La operación financiera que realizan los partidos antes, durante y después de las campañas electorales ha producido un círculo vicioso, que apenas comienza a documentarse. Lo que sabemos es que las campañas cuestan mucho más de lo que establecen los topes y que ese dinero proviene o se paga, casi siempre, mediante la contratación de obras, la adquisición de bienes o servicios públicos o las transferencias de los programas sociales (véase Luis Carlos Ugalde, Nexos 446, quien ha motivado este artículo).

Las campañas no sólo son caras porque los partidos burlan las leyes electorales para contratar espacios adicionales en la prensa y los medios masivos —para incrementar la divulgación de su propaganda, para combatir a sus adversarios o, al menos, para allegarse la simpatía cómplice de algunas plumas— sino también porque la operación “de campo” cuesta mucho dinero: ubicar y persuadir a los votantes potenciales, ampliar sus redes, mantener su fidelidad y llevarlos a votar el día de las elecciones exige una sofisticada tecnología que requiere, a su vez, personal discreto y capacitado, herramientas informáticas de última generación y una compleja gerencia de comunicación y logística. Además, los partidos necesitan representantes formales en las casillas, abogados sagaces y un complejo aparato de supervisión que está lejos de responder a la sola invocación de la militancia.

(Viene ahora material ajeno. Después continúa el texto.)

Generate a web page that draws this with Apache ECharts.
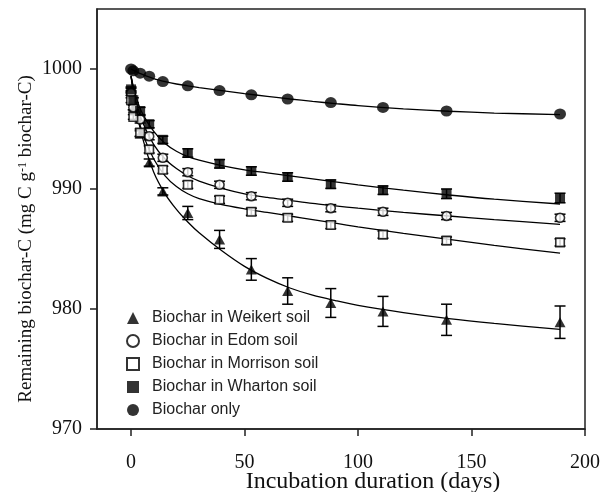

Por su parte, el dinero con el que se paga esa operación viene o acaba en el gasto público. Las fuentes habituales vienen “empacadas” en los programas presupuestarios de los gobiernos o en las redes que tejen sus oficinas todos los días; también se disfrazan en los gastos ordinarios de los partidos o se realizan mediante acciones directas financiadas por donantes de distinta índole.

Pero la mayor parte de los dineros proviene de los contratos públicos, los permisos y las licencias: obras y adquisiciones que cuestan mucho más de lo que debieran o que ofrecen menos calidad o cantidad de lo establecido, a fin de dejar a salvo los porcentajes que irán a las campañas políticas (y también a los bolsillos de los funcionarios), o transacciones a modo y extorsiones directas para permitir la construcción de edificios o fraccionamientos, la operación de ciertos servicios o la apertura y funcionamiento de comercios privados.

El círculo vicioso que describe Luis Carlos Ugalde es sencillo y directo: el costo creciente de las campañas se paga con el dinero emanado de la corrupción. Pero su conclusión puede ser engañosa: “Combatir la corrupción implica desmantelar el clientelismo como mecanismo de gobernabilidad”. Es decir, cambiar la lógica de las campañas para quebrar la mecánica de la corrupción. ¿No tendría que ser al revés?

Si la fuente que financia el clientelismo se agota, los partidos que han auspiciado este desastre moral ya no podrán seguir pagando su clientelismo. Si se quiere destruir el mercado de las clientelas pagadas, debe erradicarse su fuente de ingreso y no sólo apelar al cambio deseable de las conductas. Por el contrario, mientras la solución siga buscándose obsesivamente en las reglas electorales sin tocar el control del dinero público —de donde viene la corrupción— lo previsible es que los partidos seguirán violando esas reglas. ¿Qué acaso no hemos aprendido la lección, tantas veces repetida?

La corrupción debe atacarse desde las causas que la generan, directamente. Si fuera posible anularlas, el flujo de dinero que hoy corre ligero hacia las campañas y hacia las cuentas privadas de los corruptos se irá agotando. Y sólo entonces los partidos tendrán que ganar el voto, abierta y francamente, en función de sus candidatos, de sus programas y de su capacidad de gobernar con eficacia y honestidad. Lo que hay que cancelar es la fuente de origen: destruir el mensaje, no al mensajero.